Physics of PT-Symmetric Quantum Systems at Finite Temperature

TL;DR

This paper develops a new quantum statistics framework to analyze finite-temperature PT-symmetric non-Hermitian quantum systems, revealing a continuous phase transition at the exceptional point and a zero-temperature anomaly.

Contribution

It introduces the quantum Liouvillian statistics theory, replacing the Boltzmann law, to study thermodynamics of PT-symmetric systems at finite temperature.

Findings

Discovered a continuous thermodynamic phase transition at the exceptional point.

Identified a zero-temperature anomaly in PT-symmetric systems.
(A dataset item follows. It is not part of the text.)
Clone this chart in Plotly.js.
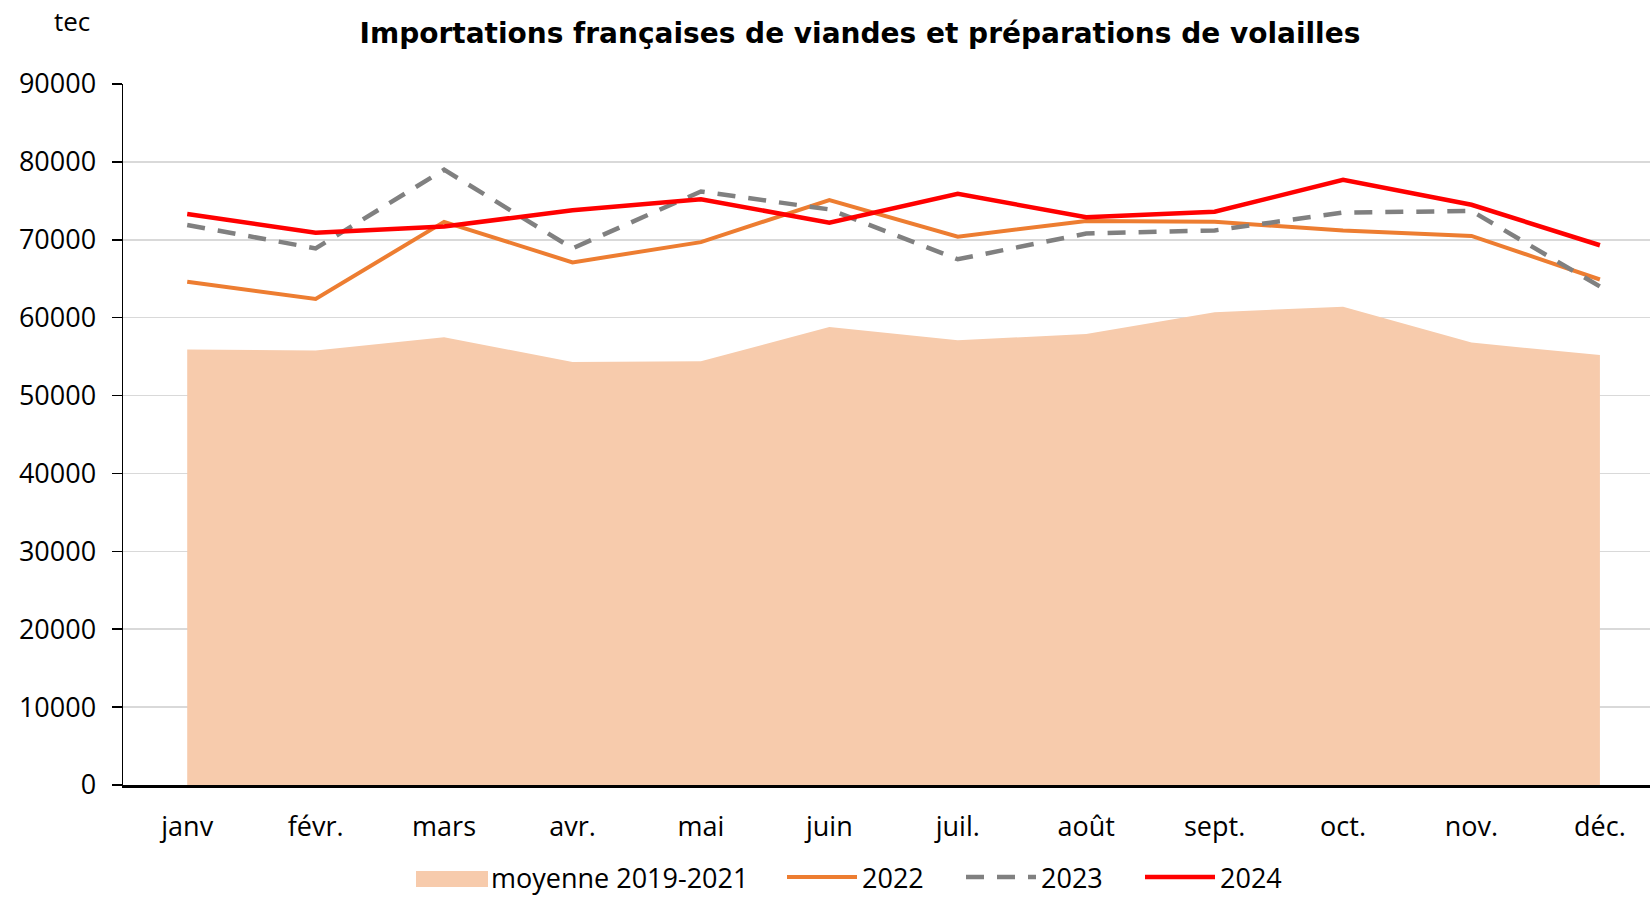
<!DOCTYPE html>
<html>
<head>
<meta charset="utf-8">
<script src="https://cdn.plot.ly/plotly-3.0.1.min.js"></script>
<style>html,body{margin:0;padding:0;background:#fff;}#chart{width:1650px;height:902px;}</style>
</head>
<body>
<div id="chart"></div>
<script>
const months = ["janv","févr.","mars","avr.","mai","juin","juil.","août","sept.","oct.","nov.","déc."];
const moyenne2019_2021 = [55900, 55800, 57500, 54300, 54400, 58800, 57100, 57900, 60700, 61400, 56800, 55200];
const y2022 = [64600, 62400, 72300, 67100, 69700, 75100, 70400, 72400, 72300, 71200, 70500, 64900];
const y2023 = [71900, 68900, 79000, 68900, 76200, 73900, 67500, 70800, 71200, 73500, 73700, 64000];
const y2024 = [73300, 70900, 71700, 73800, 75200, 72200, 75900, 72900, 73600, 77700, 74500, 69300];
const yTicks = [0,10000,20000,30000,40000,50000,60000,70000,80000,90000];

const FONT = "Open Sans, Noto Sans, sans-serif";
const FILL = "#F7CBAC";
const xIdx = months.map((m,i)=>i);

const traces = [
  {x: xIdx, y: moyenne2019_2021, name: "moyenne 2019-2021", type: "scatter", mode: "lines",
   fill: "tozeroy", fillcolor: FILL, line: {width: 0, color: FILL}, legend: "legend"},
  {x: xIdx, y: y2022, name: "2022", type: "scatter", mode: "lines",
   line: {color: "#ED7D31", width: 4}, legend: "legend2"},
  {x: xIdx, y: y2023, name: "2023", type: "scatter", mode: "lines",
   line: {color: "#808080", width: 4.5, dash: "18px,13px"}, legend: "legend3"},
  {x: xIdx, y: y2024, name: "2024", type: "scatter", mode: "lines",
   line: {color: "#FF0000", width: 4.5}, legend: "legend4"}
];

function leg(xpx) {
  return {orientation: "h", x: xpx / 1650, xanchor: "left", xref: "container",
          y: 0, yanchor: "bottom", yref: "container",
          font: {size: 27, family: FONT, color: "#000"}, itemwidth: 70,
          bgcolor: "rgba(0,0,0,0)", borderwidth: 0, itemclick: false, itemdoubleclick: false};
}

const layout = {
  width: 1650, height: 902,
  margin: {l: 123, r: 0, t: 84, b: 117},
  paper_bgcolor: "#fff", plot_bgcolor: "#fff",
  font: {family: FONT, color: "#000", size: 26},
  title: {text: "<b>Importations françaises de viandes et préparations de volailles</b>",
          font: {family: "DejaVu Sans, sans-serif", size: 28, color: "#000"},
          x: 0.5212, xanchor: "center", xref: "container", y: 0.963, yanchor: "middle", yref: "container"},
  xaxis: {
    tickmode: "array", tickvals: xIdx, ticktext: months,
    range: [-0.5, 11.39], showgrid: false, zeroline: false,
    showline: true, linecolor: "#000", linewidth: 3,
    ticks: "", ticklabelstandoff: 16,
    tickfont: {size: 27, family: FONT, color: "#000"}
  },
  yaxis: {
    range: [0, 90000], tickmode: "array", tickvals: yTicks, ticktext: yTicks.map(String),
    showgrid: true, gridcolor: "#D9D9D9", gridwidth: 1.5, zeroline: false,
    showline: true, linecolor: "#000", linewidth: 1.5,
    ticks: "outside", ticklen: 10, tickcolor: "#000", tickwidth: 1.5,
    ticklabelstandoff: 10,
    tickfont: {size: 27, family: FONT, color: "#000"}
  },
  showlegend: true,
  legend: leg(411),
  legend2: leg(782),
  legend3: leg(961),
  legend4: leg(1140),
  shapes: [
    {type: "rect", xref: "paper", yref: "paper",
     x0: (416 - 123) / 1527, x1: (488 - 123) / 1527,
     y0: (785 - 887) / 701, y1: (785 - 871) / 701,
     fillcolor: FILL, line: {width: 0}, layer: "above"}
  ],
  annotations: [
    {text: "tec", xref: "paper", yref: "paper", x: (72 - 123) / 1527, y: (785 - 21) / 701,
     xanchor: "center", yanchor: "middle",
     showarrow: false, font: {size: 26, family: FONT, color: "#000"}}
  ]
};

Plotly.newPlot("chart", traces, layout, {displayModeBar: false, staticPlot: true});
</script>
</body>
</html>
Derived analytical thermodynamic properties using the new theory.

Abstract

We study parity-time-symmetric non-Hermitian quantum systems at finite temperature, where the Boltzmann distribution law fails to hold. To characterize their abnormal physical properties, a new quantum statistics theory (the so-called quantum Liouvillian statistics theory) was developed, in which the Boltzmann distribution law was replaced by the Liouvillian-Boltzmann distribution law. Using it, we derived analytical results of thermodynamic properties for thermal PT systems and found that a "continuous" thermodynamic phase transition occurs at the exceptional point, where a zero-temperature anomaly exists.